Abstract

An exciting development in the field of correlated systems is the possibility of realizing two-dimensional (2D) phases of quantum matter. For a system of bosons, an example of strong correlations manifesting themselves in a 2D environment is provided by helium adsorbed on graphene. We construct the effective Bose-Hubbard model for this system which involves hard-core bosons $(U\ensuremath{\approx}\ensuremath{\infty})$, repulsive nearest-neighbor $(V>0)$ and small attractive $({V}^{\ensuremath{'}}<0)$ next-nearest-neighbor interactions. The mapping onto the Bose-Hubbard model is accomplished by a variety of many-body techniques which take into account the strong He-He correlations on the scale of the graphene lattice spacing.
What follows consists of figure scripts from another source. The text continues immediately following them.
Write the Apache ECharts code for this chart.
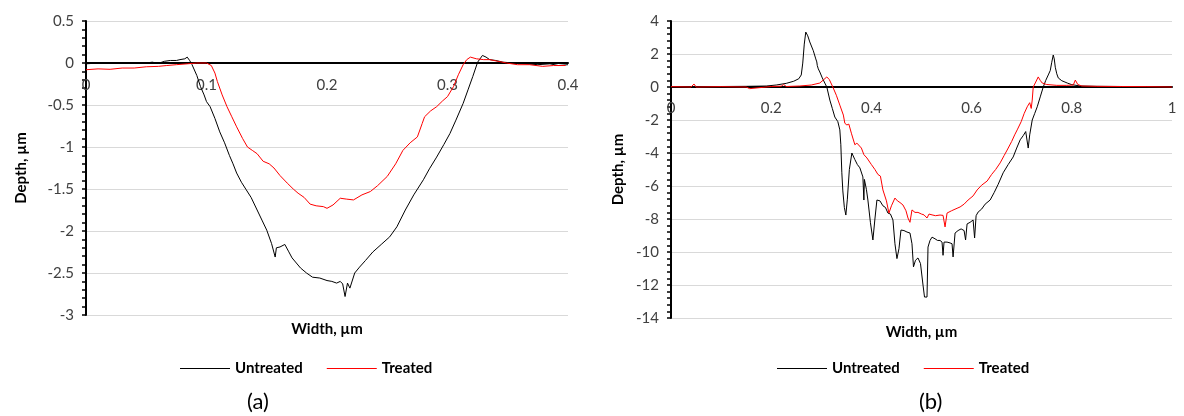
<!DOCTYPE html>
<html>
<head>
<meta charset="utf-8">
<script src="https://cdn.jsdelivr.net/npm/echarts@6/dist/echarts.min.js"></script>
<style>
html,body{margin:0;padding:0;background:#fff;}
#chart{width:1184px;height:416px;}
</style>
</head>
<body>
<div id="chart"></div>
<script>
// ---- Data (Width µm, Depth µm) ----
const seriesNames = ['Untreated', 'Treated'];
const seriesColors = ['#000000', '#ff0000'];
const xTicksA = [0, 0.1, 0.2, 0.3, 0.4];
const yTicksA = [-3, -2.5, -2, -1.5, -1, -0.5, 0, 0.5];
const xTicksB = [0, 0.2, 0.4, 0.6, 0.8, 1];
const yTicksB = [-14, -12, -10, -8, -6, -4, -2, 0, 2, 4];

const untreatedA = [[0,-0.01],[0.01,0.0],[0.02,-0.005],[0.03,0.0],[0.04,0.005],[0.05,0.0],[0.055,0.01],[0.06,-0.005],[0.065,0.02],[0.07,0.03],[0.075,0.03],[0.078,0.04],[0.082,0.05],[0.084,0.07],[0.086,0.03],[0.088,-0.02],[0.092,-0.15],[0.095,-0.28],[0.098,-0.38],[0.1,-0.46],[0.103,-0.52],[0.107,-0.66],[0.111,-0.82],[0.115,-0.95],[0.119,-1.1],[0.122,-1.2],[0.125,-1.31],[0.129,-1.42],[0.133,-1.51],[0.137,-1.6],[0.142,-1.75],[0.146,-1.87],[0.150,-1.99],[0.154,-2.15],[0.157,-2.31],[0.158,-2.2],[0.161,-2.19],[0.165,-2.16],[0.168,-2.24],[0.171,-2.32],[0.178,-2.44],[0.183,-2.5],[0.188,-2.55],[0.194,-2.56],[0.2,-2.59],[0.204,-2.6],[0.208,-2.62],[0.211,-2.6],[0.213,-2.63],[0.215,-2.78],[0.217,-2.62],[0.219,-2.68],[0.223,-2.5],[0.227,-2.43],[0.232,-2.35],[0.238,-2.25],[0.245,-2.16],[0.252,-2.07],[0.258,-1.95],[0.265,-1.75],[0.272,-1.57],[0.28,-1.39],[0.285,-1.26],[0.291,-1.12],[0.297,-0.97],[0.302,-0.84],[0.307,-0.68],[0.313,-0.48],[0.317,-0.32],[0.321,-0.16],[0.325,0.01],[0.329,0.09],[0.332,0.07],[0.335,0.04],[0.34,0.03],[0.346,0.01],[0.355,0.0],[0.365,-0.01],[0.375,-0.02],[0.385,-0.01],[0.392,-0.03],[0.4,-0.02]];

const treatedA = [[0,-0.08],[0.01,-0.07],[0.02,-0.075],[0.03,-0.06],[0.04,-0.06],[0.05,-0.045],[0.06,-0.04],[0.067,-0.03],[0.075,-0.02],[0.084,-0.01],[0.092,0.0],[0.1,0.0],[0.104,-0.03],[0.107,-0.12],[0.109,-0.22],[0.113,-0.38],[0.117,-0.52],[0.121,-0.64],[0.125,-0.76],[0.13,-0.9],[0.134,-1.0],[0.138,-1.04],[0.142,-1.08],[0.147,-1.17],[0.152,-1.2],[0.156,-1.25],[0.161,-1.34],[0.167,-1.43],[0.172,-1.5],[0.176,-1.55],[0.181,-1.6],[0.186,-1.68],[0.191,-1.7],[0.197,-1.71],[0.2,-1.73],[0.205,-1.69],[0.211,-1.61],[0.216,-1.62],[0.222,-1.63],[0.229,-1.57],[0.236,-1.53],[0.242,-1.46],[0.25,-1.35],[0.257,-1.2],[0.263,-1.04],[0.269,-0.95],[0.275,-0.88],[0.279,-0.72],[0.281,-0.64],[0.286,-0.57],[0.291,-0.52],[0.296,-0.45],[0.3,-0.4],[0.305,-0.28],[0.309,-0.14],[0.313,-0.02],[0.316,0.04],[0.319,0.07],[0.324,0.05],[0.33,0.04],[0.335,0.04],[0.342,0.02],[0.349,0.0],[0.358,-0.02],[0.368,-0.02],[0.379,-0.04],[0.388,-0.03],[0.398,-0.03]];

const untreatedB = [[0,0.02],[0.05,0.0],[0.1,0.03],[0.15,0.04],[0.19,0.06],[0.21,0.12],[0.23,0.22],[0.245,0.35],[0.255,0.5],[0.26,0.73],[0.263,1.45],[0.266,2.6],[0.269,3.33],[0.273,3.1],[0.277,2.73],[0.284,2.2],[0.289,1.7],[0.291,1.52],[0.292,1.3],[0.294,1.1],[0.297,0.91],[0.302,0.55],[0.307,0.24],[0.311,0.0],[0.317,-0.79],[0.322,-1.3],[0.327,-1.82],[0.333,-2.1],[0.337,-2.6],[0.339,-3.5],[0.341,-5.2],[0.343,-6.3],[0.346,-7.3],[0.349,-7.76],[0.352,-6.8],[0.356,-5.0],[0.361,-4.0],[0.367,-4.4],[0.372,-4.7],[0.377,-4.9],[0.383,-5.45],[0.385,-6.85],[0.386,-5.6],[0.39,-6.2],[0.393,-6.85],[0.398,-8.2],[0.403,-9.27],[0.407,-8.0],[0.411,-6.85],[0.417,-6.9],[0.423,-7.2],[0.428,-7.3],[0.433,-7.64],[0.438,-7.7],[0.443,-8.06],[0.447,-9.5],[0.451,-10.4],[0.455,-9.8],[0.459,-8.67],[0.465,-8.7],[0.471,-8.79],[0.477,-8.85],[0.481,-9.5],[0.484,-10.9],[0.488,-10.5],[0.493,-10.36],[0.498,-10.7],[0.503,-12.0],[0.506,-12.73],[0.511,-12.73],[0.513,-9.7],[0.517,-9.3],[0.521,-9.1],[0.527,-9.2],[0.532,-9.3],[0.537,-9.3],[0.541,-9.4],[0.543,-10.2],[0.545,-9.4],[0.551,-9.4],[0.557,-9.45],[0.561,-9.5],[0.563,-10.3],[0.567,-8.85],[0.573,-8.7],[0.579,-8.6],[0.585,-8.7],[0.588,-9.27],[0.591,-8.3],[0.597,-8.2],[0.603,-8.06],[0.606,-9.15],[0.609,-7.8],[0.613,-7.58],[0.62,-7.4],[0.627,-7.1],[0.637,-6.85],[0.645,-6.4],[0.653,-5.9],[0.663,-5.2],[0.673,-4.7],[0.683,-4.24],[0.69,-3.7],[0.697,-3.2],[0.703,-2.95],[0.708,-2.7],[0.711,-2.6],[0.713,-3.7],[0.716,-2.9],[0.721,-2.0],[0.726,-1.6],[0.731,-1.2],[0.737,-0.6],[0.743,0.0],[0.748,0.4],[0.753,0.73],[0.757,1.0],[0.76,1.5],[0.763,1.94],[0.765,1.7],[0.767,1.2],[0.77,0.8],[0.773,0.55],[0.78,0.38],[0.791,0.24],[0.8,0.14],[0.817,0.06],[0.85,0.04],[0.9,0.03],[0.95,0.02],[1.0,0.01]];

const treatedB = [[0,0.02],[0.04,0.0],[0.046,0.18],[0.05,0.0],[0.1,0.02],[0.15,0.0],[0.157,-0.1],[0.16,0.02],[0.2,0.03],[0.22,0.05],[0.225,0.15],[0.23,0.03],[0.257,0.06],[0.28,0.12],[0.297,0.24],[0.305,0.45],[0.311,0.61],[0.316,0.45],[0.323,0.0],[0.33,-0.5],[0.337,-1.1],[0.344,-1.7],[0.347,-2.2],[0.351,-2.3],[0.355,-2.25],[0.36,-2.8],[0.367,-3.5],[0.371,-3.4],[0.373,-3.3],[0.38,-3.7],[0.385,-4.1],[0.391,-4.3],[0.4,-4.7],[0.407,-5.0],[0.413,-5.3],[0.418,-5.4],[0.423,-6.24],[0.43,-6.9],[0.435,-7.64],[0.44,-7.2],[0.447,-6.73],[0.452,-6.9],[0.457,-7.0],[0.463,-7.15],[0.469,-7.5],[0.473,-7.94],[0.477,-8.2],[0.481,-7.45],[0.487,-7.6],[0.493,-7.6],[0.5,-7.7],[0.505,-7.75],[0.511,-7.94],[0.515,-7.7],[0.521,-7.75],[0.528,-7.8],[0.537,-7.76],[0.543,-7.78],[0.547,-8.48],[0.551,-7.64],[0.56,-7.5],[0.571,-7.35],[0.577,-7.27],[0.585,-7.1],[0.593,-6.85],[0.603,-6.6],[0.611,-6.24],[0.62,-5.95],[0.631,-5.7],[0.64,-5.3],[0.648,-5.0],[0.657,-4.6],[0.665,-4.15],[0.671,-3.82],[0.68,-3.3],[0.686,-2.9],[0.691,-2.6],[0.699,-2.1],[0.705,-1.6],[0.711,-1.2],[0.716,-0.95],[0.719,-1.3],[0.721,-0.79],[0.723,0.0],[0.728,0.3],[0.733,0.61],[0.737,0.4],[0.741,0.24],[0.75,0.15],[0.77,0.1],[0.79,0.1],[0.803,0.12],[0.807,0.42],[0.812,0.15],[0.82,0.06],[0.85,0.04],[0.9,0.03],[0.95,0.02],[1.0,0.0]];

const FONT = 'Lato, "Open Sans", sans-serif';
const tickColor = '#404040';

function xAxisFor(gridIndex, ticks, margin, nameGap) {
  const step = ticks[1] - ticks[0];
  return {
    type: 'value', gridIndex: gridIndex,
    min: ticks[0], max: ticks[ticks.length - 1], interval: step,
    name: 'Width, µm', nameLocation: 'middle', nameGap: nameGap,
    nameTextStyle: {fontFamily: FONT, fontWeight: 'bold', fontSize: 15, color: '#000'},
    axisLine: {onZero: true, lineStyle: {color: '#000', width: 2}},
    axisTick: {show: false},
    splitLine: {show: false},
    axisLabel: {fontFamily: FONT, fontSize: 15, color: tickColor, margin: margin, showMinLabel: true, showMaxLabel: true}
  };
}
function yAxisFor(gridIndex, ticks, nameGap) {
  const step = ticks[1] - ticks[0];
  return {
    type: 'value', gridIndex: gridIndex,
    min: ticks[0], max: ticks[ticks.length - 1], interval: step,
    name: 'Depth, µm', nameLocation: 'middle', nameGap: nameGap,
    nameTextStyle: {fontFamily: FONT, fontWeight: 'bold', fontSize: 15, color: '#000'},
    axisLine: {show: true, onZero: false, lineStyle: {color: '#000', width: 2}},
    axisTick: {show: true, length: 4, lineStyle: {color: '#000', width: 1.5}},
    minorTick: {show: true, splitNumber: 5, length: 4, lineStyle: {color: '#000', width: 1.5}},
    splitLine: {show: true, lineStyle: {color: '#d9d9d9', width: 1}},
    axisLabel: {fontFamily: FONT, fontSize: 15, color: tickColor, margin: 12}
  };
}
function lineSeries(name, data, idx, color) {
  return {
    name: name, type: 'line', xAxisIndex: idx, yAxisIndex: idx,
    data: data, showSymbol: false, symbol: 'none',
    lineStyle: {color: color, width: 1}, itemStyle: {color: color},
    animation: false
  };
}
function legendFor(left) {
  return {
    left: left, top: 356,
    data: seriesNames.map((n, i) => ({name: n, itemStyle: {color: seriesColors[i]}})),
    icon: 'rect', itemWidth: 50, itemHeight: 1, itemGap: 24,
    textStyle: {fontFamily: FONT, fontWeight: 'bold', fontSize: 15, color: '#000'}
  };
}

const chart = echarts.init(document.getElementById('chart'), null, {renderer: 'canvas'});
chart.setOption({
  animation: false,
  backgroundColor: '#fff',
  grid: [
    {left: 86, right: 616, top: 21, bottom: 101, containLabel: false, outerBoundsMode: 'none'},
    {left: 671, right: 12, top: 21, bottom: 98, containLabel: false, outerBoundsMode: 'none'}
  ],
  xAxis: [
    xAxisFor(0, xTicksA, -237, 7),
    xAxisFor(1, xTicksB, -217, 7)
  ],
  yAxis: [yAxisFor(0, yTicksA, 57), yAxisFor(1, yTicksB, 45)],
  legend: [legendFor(175), legendFor(772)],
  series: [
    lineSeries(seriesNames[0], untreatedA, 0, seriesColors[0]),
    lineSeries(seriesNames[1], treatedA, 0, seriesColors[1]),
    lineSeries(seriesNames[0], untreatedB, 1, seriesColors[0]),
    lineSeries(seriesNames[1], treatedB, 1, seriesColors[1])
  ],
  graphic: [
    {type: 'text', left: 247, top: 391, style: {text: '(a)', font: '22px ' + FONT, fill: '#000'}},
    {type: 'text', left: 919, top: 391, style: {text: '(b)', font: '22px ' + FONT, fill: '#000'}}
  ]
});
</script>
</body>
</html>
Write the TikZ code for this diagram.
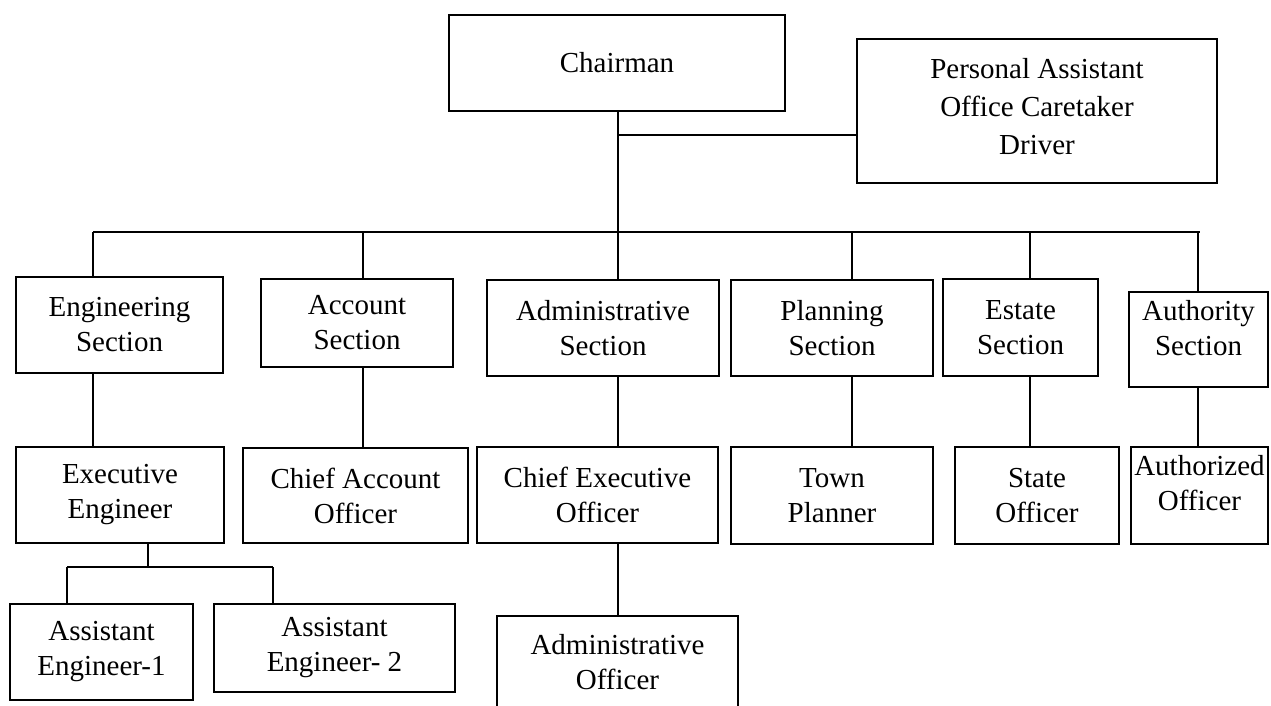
\documentclass[tikz,border=0pt]{standalone}
\usepackage{fontspec}
\setmainfont{Liberation Serif}
\begin{document}
\begin{tikzpicture}[x=0.5pt,y=-0.5pt,
  box/.style={draw, line width=0.9pt, inner sep=0pt, outer sep=0pt, align=center,
    font=\fontsize{14.5pt}{17.5pt}\selectfont},
  conn/.style={line width=0.9pt}]
\useasboundingbox (0,0) rectangle (1271,706);
\clip (0,0) rectangle (1271,706);

% top level
\node[box, minimum width=168pt, minimum height=48pt] (chair) at (617,63) {Chairman};
\node[box, minimum width=180pt, minimum height=72pt, text depth=5pt,
  font=\fontsize{14.5pt}{19pt}\selectfont] (pa) at (1037,111)
  {Personal Assistant\\Office Caretaker\\Driver};

% sections
\node[box, minimum width=103.5pt, minimum height=48pt]   (eng)  at (119.5,325)  {Engineering\\Section};
\node[box, minimum width=96pt,    minimum height=44pt]   (acc)  at (357,323)    {Account\\Section};
\node[box, minimum width=116pt,   minimum height=48pt]   (adms) at (603,328)    {Administrative\\Section};
\node[box, minimum width=101pt,   minimum height=48pt]   (plan) at (832,328)    {Planning\\Section};
\node[box, minimum width=77.5pt,  minimum height=48.5pt] (est)  at (1020.5,327.5) {Estate\\Section};
\node[box, minimum width=69.5pt,  minimum height=47.5pt, text depth=12pt] (auth) at (1198.5,339.5) {Authority\\Section};

% officers
\node[box, minimum width=104pt,   minimum height=48pt]   (exec)   at (120,495)    {Executive\\Engineer};
\node[box, minimum width=112.5pt, minimum height=47.5pt] (chacc)  at (355.5,495.5) {Chief Account\\Officer};
\node[box, minimum width=120.5pt, minimum height=48pt]   (chexec) at (597.5,495)  {Chief Executive\\Officer};
\node[box, minimum width=101pt,   minimum height=48.5pt] (town)   at (832,495.5)  {Town\\Planner};
\node[box, minimum width=82pt,    minimum height=48.5pt] (state)  at (1037,495.5) {State\\Officer};
\node[box, minimum width=68.5pt,  minimum height=48.5pt, text depth=13pt] (authz) at (1199.5,495.5) {Authorized\\Officer};

% lowest level
\node[box, minimum width=91.5pt,  minimum height=48pt] (as1)  at (101.5,652) {Assistant\\Engineer-1};
\node[box, minimum width=120.5pt, minimum height=44pt] (as2)  at (334.5,648) {Assistant\\Engineer- 2};
\node[box, minimum width=120.5pt, minimum height=46pt] (admo) at (617.5,662) {Administrative\\Officer};

% junction coordinates
\coordinate (j1) at (618,135);
\coordinate (busL) at (93,232);
\coordinate (busR) at (1200,232);
\coordinate (dEng) at (93,232);
\coordinate (dAcc) at (363,232);
\coordinate (dAdm) at (618,232);
\coordinate (dPlan) at (852,232);
\coordinate (dEst) at (1030,232);
\coordinate (dAuth) at (1198,232);
\coordinate (e1) at (148,567);
\coordinate (s1) at (67,567);
\coordinate (s2) at (273,567);

% connectors
\draw[conn] (chair.south -| dAdm) -- (dAdm);
\draw[conn] (j1) -- (pa.west |- j1);
\draw[conn] (busL) -- (busR);
\draw[conn] (dEng)  -- (dEng |- eng.north);
\draw[conn] (dAcc)  -- (dAcc |- acc.north);
\draw[conn] (dAdm)  -- (dAdm |- adms.north);
\draw[conn] (dPlan) -- (dPlan |- plan.north);
\draw[conn] (dEst)  -- (dEst |- est.north);
\draw[conn] (dAuth) -- (dAuth |- auth.north);

\draw[conn] (eng.south -| dEng)   -- (dEng |- exec.north);
\draw[conn] (acc.south -| dAcc)   -- (dAcc |- chacc.north);
\draw[conn] (adms.south -| dAdm)  -- (dAdm |- chexec.north);
\draw[conn] (plan.south -| dPlan) -- (dPlan |- town.north);
\draw[conn] (est.south -| dEst)   -- (dEst |- state.north);
\draw[conn] (auth.south -| dAuth) -- (dAuth |- authz.north);

\draw[conn] (exec.south -| e1) -- (e1);
\draw[conn] (s1) -- (s2);
\draw[conn] (s1) -- (s1 |- as1.north);
\draw[conn] (s2) -- (s2 |- as2.north);
\draw[conn] (chexec.south -| dAdm) -- (dAdm |- admo.north);
\end{tikzpicture}
\end{document}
Unlike the case of dilute ultracold atoms where interactions are effectively pointlike, the detailed microscopic form of the short-range electrostatic and long-range dispersion interactions in the helium-graphene system is crucial for the emergent Bose-Hubbard description. The result places the ground state of the first layer of $^{4}\mathrm{He}$ adsorbed on graphene deep in the commensurate solid phase with $1/3$ of the sites on the dual triangular lattice occupied. Because the parameters of the effective Bose-Hubbard model are very sensitive to the exact lattice structure, this opens up an avenue to tune quantum phase transitions in this solid-state system.